A fatuous obsession: The Coalition's absurd energy policy is damaging industry and adding hundreds of pounds to every family's fuel bills.
Last weekend, some 52 (for the most part little known) economists signed a letter to the Observer newspaper calling on the Government to retreat from its commendably firm determination to reduce substantially, during the lifetime of this Parliament, the appalling budget deficit it inherited.
I am reminded of my own time as a Treasury Minister when, in March 1981, no fewer than 364 (rather better known) economists signed a letter to the Times claiming that ‘present policies will deepen the recession, erode the industrial base of our economy and threaten its social and political stability’ and should be abandoned forthwith.

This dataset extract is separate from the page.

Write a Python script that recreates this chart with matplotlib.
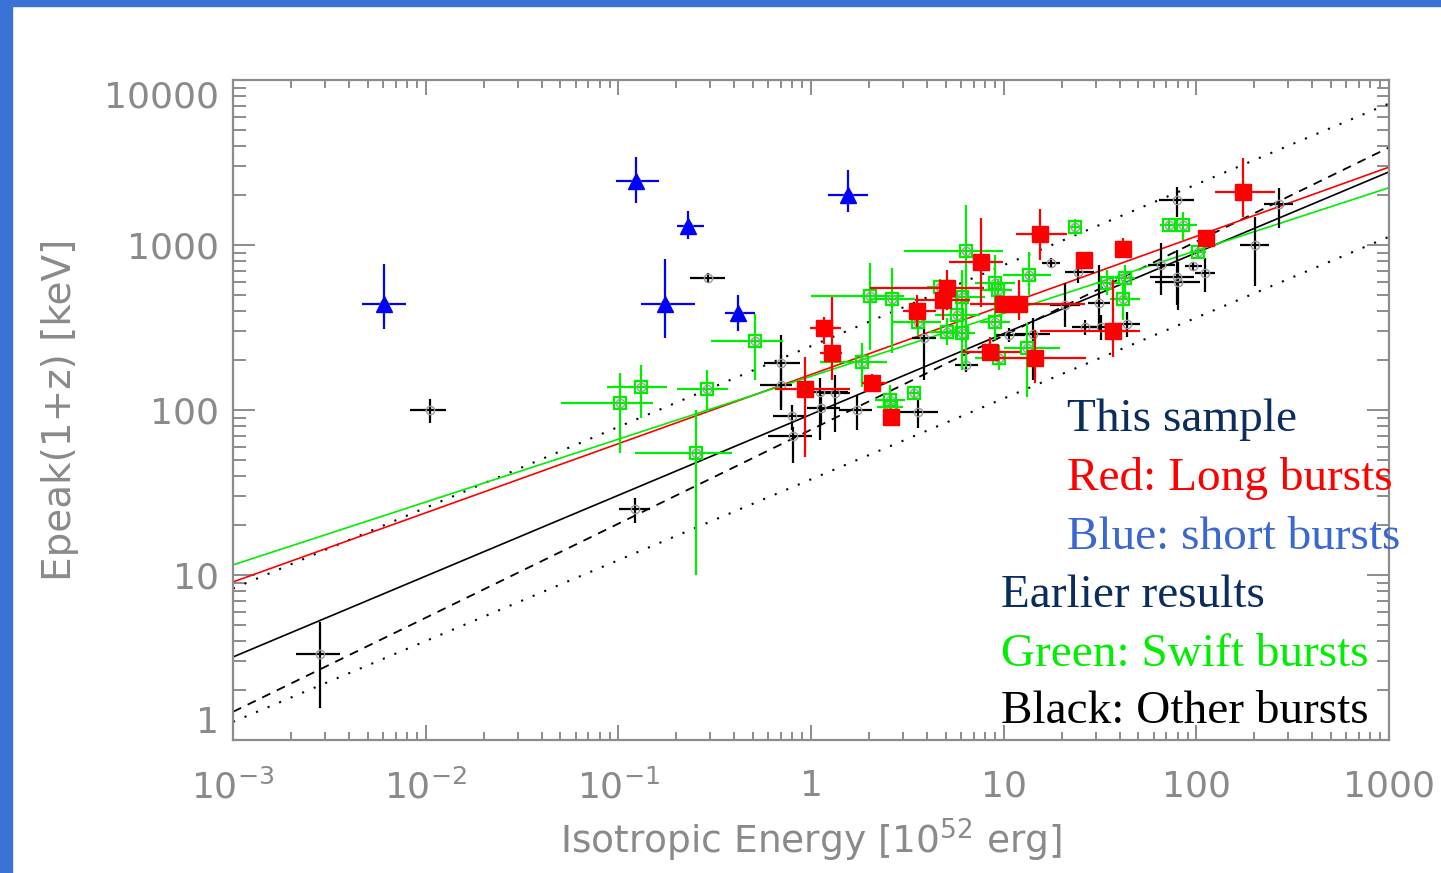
import numpy as np
import matplotlib
matplotlib.use("Agg")
import matplotlib.pyplot as plt
from matplotlib.patches import Rectangle
from matplotlib.ticker import FixedLocator, FixedFormatter, LogLocator, NullFormatter

# ---------------------------------------------------------------------------
# Burst samples: isotropic energy [1e52 erg] and Epeak(1+z) [keV],
# with lower / upper ends of the error bars.
# ---------------------------------------------------------------------------
short_E = [0.0061, 0.124, 0.230, 0.175, 0.418, 1.56]
short_E_lo = [0.0047, 0.097, 0.2015, 0.131, 0.358, 1.23]
short_E_hi = [0.0079, 0.163, 0.279, 0.250, 0.512, 1.98]
short_Ep = [439, 2440, 1300, 439, 387, 2010]
short_Ep_lo = [310, 1800, 1090, 273, 301, 1590]
short_Ep_hi = [767, 3420, 1610, 822, 498, 2850]

long_E = [15.4, 7.62, 5.08, 4.84, 3.55, 1.17, 1.29, 0.931, 2.07, 2.6,
          8.49, 9.92, 12.0, 14.6, 26.1, 41.6, 36.9, 112, 175]
long_E_lo = [11.6, 5.2, 2.02, 3.47, 3.0, 0.988, 1.11, 0.65, 1.84, 2.36,
             6.08, 9.02, 6.69, 9.46, 24.9, 39.1, 15.4, 104.5, 125]
long_E_hi = [21.3, 9.92, 7.9, 6.69, 4.45, 1.43, 1.45, 1.59, 2.48, 2.83,
             12.2, 10.8, 26.4, 26.7, 27.4, 44.3, 51, 120, 256]
long_Ep = [1166, 789, 549, 464, 398, 314, 221, 134, 146, 91,
           225, 439, 439, 207, 811, 946, 301, 1102, 2096]
long_Ep_lo = [811, 421, 404, 351, 318, 251, 152, 52, 129, 81,
              201, 393, 351, 146, 736, 834, 210, 1012, 1479]
long_Ep_hi = [1652, 1457, 705, 614, 498, 366, 484, 210, 165, 100,
              277, 491, 614, 305, 907, 1102, 614, 1199, 3367]

swift_E = [0.102, 0.131, 0.288, 0.512, 0.253, 2.02, 2.63, 1.84, 6.37, 3.59,
           3.43, 2.57, 2.6, 6.08, 5.73, 6.08, 5.08, 9.02, 9.35, 9.02,
           13.5, 9.46, 13.2, 23.4, 42.6, 41.6, 34.4, 72.1, 85.3, 102, 4.67]
swift_E_lo = [0.0503, 0.0874, 0.2015, 0.303, 0.122, 1.0, 2.02, 1.11, 3.04, 2.67,
              3.19, 2.15, 2.2, 4.67, 4.4, 4.96, 4.1, 7.1, 7.5, 7.54,
              9.92, 7.1, 10.1, 21.6, 37.8, 35.6, 30.4, 64.7, 75.7, 92.7, 4.0]
swift_E_hi = [0.151, 0.179, 0.371, 0.716, 0.389, 3.04, 3.47, 2.48, 9.92, 4.73,
              3.68, 3.07, 3.0, 8.0, 7.54, 7.1, 5.9, 11.45, 11.0, 10.8,
              17.6, 12.9, 19.6, 25.5, 48.0, 51, 40, 80.3, 101, 112, 5.4]
swift_Ep = [110, 138, 134, 262, 55, 491, 471, 196, 920, 342,
            127, 115, 104, 484, 377, 293, 297, 589, 534, 342,
            658, 207, 238, 1285, 631, 471, 589, 1322, 1322, 907, 557]
swift_Ep_lo = [55, 89.5, 97, 152, 10, 231, 221, 138, 182, 285,
               115, 87, 81, 351, 266, 175, 248, 404, 450, 266,
               498, 175, 120, 1150, 464, 351, 498, 1199, 1071, 834, 500]
swift_Ep_hi = [168, 187, 175, 382, 100, 778, 726, 255, 1750, 433,
               140, 142, 123, 705, 534, 404, 361, 869, 620, 433,
               907, 248, 337, 1437, 756, 614, 705, 1457, 1585, 986, 620]

other_E = [0.0105, 0.292, 0.00283, 0.122, 0.698, 0.70, 0.797, 0.806, 1.11, 1.13,
           1.33, 1.73, 3.59, 3.86, 6.37, 10.7, 14.2, 17.6, 24.3, 20.8,
           31.2, 26.4, 32.0, 43.7, 65.6, 79.4, 80.3, 96.1, 111, 79.4,
           201, 268]
other_E_lo = [0.0083, 0.236, 0.00212, 0.101, 0.570, 0.543, 0.635, 0.598, 0.964, 0.95,
              1.12, 1.40, 2.80, 3.34, 5.59, 9.0, 11.5, 15.8, 20.8, 17.4,
              27.4, 22.6, 28.1, 37.8, 56.1, 57.4, 61, 87.3, 98.4, 64,
              169, 224]
other_E_hi = [0.0128, 0.358, 0.00359, 0.146, 0.877, 0.797, 0.931, 1.01, 1.56, 1.41,
              1.59, 2.07, 4.56, 4.45, 7.36, 12.9, 17.4, 19.6, 29.4, 24.9,
              35.6, 31.6, 37.8, 51, 77.5, 97.2, 104, 107, 125, 97.2,
              238, 318]
other_Ep = [100, 631, 3.3, 25, 193, 142, 92, 70, 129, 103,
            127, 100, 97, 273, 188, 285, 289, 778, 686, 433,
            445, 318, 318, 332, 756, 640, 597, 746, 677, 1875,
            1000, 1770]
other_Ep_lo = [83, 589, 1.56, 20.7, 104, 100, 76, 48, 66, 81,
               74, 76, 78, 152, 170, 258, 152, 726, 589, 319,
               305, 285, 266, 277, 498, 433, 404, 705, 519, 1480,
               564, 1270]
other_Ep_hi = [117, 677, 5.2, 29.3, 285, 215, 107, 79, 156, 123,
               163, 123, 118, 393, 207, 314, 361, 834, 789, 589,
               756, 351, 377, 393, 1030, 933, 789, 789, 834, 2250,
               1480, 2215]

# Power-law relations Epeak = A * E^b
fit_names = ["all", "earlier", "lower", "upper", "long", "swift"]
fit_amp = [94, 76, 38, 244, 164, 160]
fit_slope = [0.49, 0.57, 0.49, 0.49, 0.419, 0.381]

x_ticks = [1e-3, 1e-2, 1e-1, 1, 10, 100, 1000]
x_tick_labels = [r"$10^{-3}$", r"$10^{-2}$", r"$10^{-1}$", "1", "10", "100", "1000"]
y_ticks = [1, 10, 100, 1000, 10000]
y_tick_labels = ["1", "10", "100", "1000", "10000"]

# ---------------------------------------------------------------------------
W, H = 1441, 873
fig = plt.figure(figsize=(W / 100, H / 100), dpi=100)
fig.patch.set_facecolor("white")

frame_blue = "#3973d6"
fig.patches.append(Rectangle((0, 1 - 6 / H), 1, 6 / H, transform=fig.transFigure,
                             color=frame_blue, zorder=0))
fig.patches.append(Rectangle((0, 0), 12 / W, 1, transform=fig.transFigure,
                             color=frame_blue, zorder=0))

ax = fig.add_axes([233 / W, 1 - 740 / H, 1156 / W, 660 / H])
ax.set_xscale("log")
ax.set_yscale("log")
ax.set_xlim(1e-3, 1e3)
ax.set_ylim(1, 1e4)

axis_grey = "#8c8c8c"
label_grey = "#8a8a8a"
for sp in ax.spines.values():
    sp.set_color(axis_grey)
    sp.set_linewidth(1.6)

ax.xaxis.set_major_locator(FixedLocator(x_ticks))
ax.xaxis.set_major_formatter(FixedFormatter(x_tick_labels))
ax.yaxis.set_major_locator(FixedLocator(y_ticks))
ax.yaxis.set_major_formatter(FixedFormatter(y_tick_labels))
ax.xaxis.set_minor_locator(LogLocator(base=10, subs=np.arange(2, 10), numticks=20))
ax.yaxis.set_minor_locator(LogLocator(base=10, subs=np.arange(2, 10), numticks=20))
ax.xaxis.set_minor_formatter(NullFormatter())
ax.yaxis.set_minor_formatter(NullFormatter())

ax.tick_params(which="both", direction="in", top=True, right=True,
               color=axis_grey, width=1.4, labelcolor=label_grey)
ax.tick_params(axis="x", which="major", length=11, pad=21, labelsize=26)
ax.tick_params(axis="x", which="minor", length=6)
ax.tick_params(axis="y", which="major", length=16, pad=10, labelsize=26)
ax.tick_params(axis="y", which="minor", length=9)

ax.set_xlabel(r"Isotropic Energy [10$^{52}$ erg]", fontsize=27, color=label_grey, labelpad=8)
ax.set_ylabel("Epeak(1+z) [keV]", fontsize=28, color=label_grey, labelpad=18)

# relation lines
xx = np.logspace(-3, 3, 200)
fit_style = {
    "all": dict(color="black", lw=1.2, ls="-"),
    "earlier": dict(color="black", lw=1.3, ls=(0, (5, 4))),
    "lower": dict(color="black", lw=1.5, ls=(0, (1, 5))),
    "upper": dict(color="black", lw=1.5, ls=(0, (1, 5))),
    "long": dict(color="#ff0000", lw=1.2, ls="-"),
    "swift": dict(color="#00ee00", lw=1.2, ls="-"),
}
for name, a, b in zip(fit_names, fit_amp, fit_slope):
    ax.plot(xx, a * xx ** b, zorder=2, **fit_style[name])


def draw_group(E, E_lo, E_hi, Ep, Ep_lo, Ep_hi, color, z):
    E = np.asarray(E, float)
    Ep = np.asarray(Ep, float)
    xerr = [E - np.asarray(E_lo, float), np.asarray(E_hi, float) - E]
    yerr = [Ep - np.asarray(Ep_lo, float), np.asarray(Ep_hi, float) - Ep]
    ax.errorbar(E, Ep, xerr=xerr, yerr=yerr, fmt="none", ecolor=color,
                elinewidth=1.6, capsize=0, zorder=z)
    ax.plot(E, Ep, "o", ms=6, mfc="none", mec="#9a9a9a", mew=1.0, zorder=z + 0.1)
    return E, Ep


draw_group(other_E, other_E_lo, other_E_hi, other_Ep, other_Ep_lo, other_Ep_hi, "black", 3)
E, Ep = draw_group(swift_E, swift_E_lo, swift_E_hi, swift_Ep, swift_Ep_lo, swift_Ep_hi,
                   "#00ee00", 4)
ax.plot(E, Ep, "s", ms=9, mfc="none", mec="#00ee00", mew=1.6, zorder=4.2)
E, Ep = draw_group(long_E, long_E_lo, long_E_hi, long_Ep, long_Ep_lo, long_Ep_hi,
                   "#ff0000", 5)
ax.plot(E, Ep, "s", ms=11, mfc="#ff0000", mec="#ff0000", zorder=5.2)
E, Ep = draw_group(short_E, short_E_lo, short_E_hi, short_Ep, short_Ep_lo, short_Ep_hi,
                   "#0000ff", 6)
ax.plot(E, Ep, "^", ms=11, mfc="#0000ff", mec="#0000ff", zorder=6.2)

# key text block
navy = "#0b2c5f"
key_lines = [
    ("This sample", navy, 1067, 431),
    ("Red: Long bursts", "#ff0000", 1067, 490),
    ("Blue: short bursts", "#3a68d0", 1067, 549),
    ("Earlier results", navy, 1001, 607),
    ("Green: Swift bursts", "#00ee00", 1001, 666),
    ("Black: Other bursts", "black", 1001, 723),
]
for txt, col, px, py in key_lines:
    fig.text(px / W, 1 - py / H, txt, color=col, fontsize=34,
             family="Liberation Serif", va="baseline", ha="left", zorder=10)

# keep the end labels of the energy-peak axis inside the frame
fig.canvas.draw()
for lbl in ax.get_yticklabels():
    if lbl.get_text() == y_tick_labels[-1]:
        lbl.set_verticalalignment("top")
    elif lbl.get_text() == y_tick_labels[0]:
        lbl.set_verticalalignment("bottom")

fig.savefig("out.png", dpi=100, facecolor="white")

In fact, from that moment, the economy embarked on eight years of uninterrupted growth.
I have no doubt that Chancellor George Osborne will, rightly, ignore the bad advice of the 52, just as we did of the 364. And indeed the International Monetary Fund has sensibly encouraged him to stand firm.
The economy is already recovering, slowly but incontrovertibly, from the recession.
However, there is a threat to that recovery — and the bitter irony is that this is of the Government’s own making.
It is not the very necessary reduction and eventual elimination of the budget deficit. It is the Government’s so-called climate-change policy of ‘decarbonising’ the British economy — the replacement of carbon-based energy with substantially more expensive non-carbon energy, in particular wind power.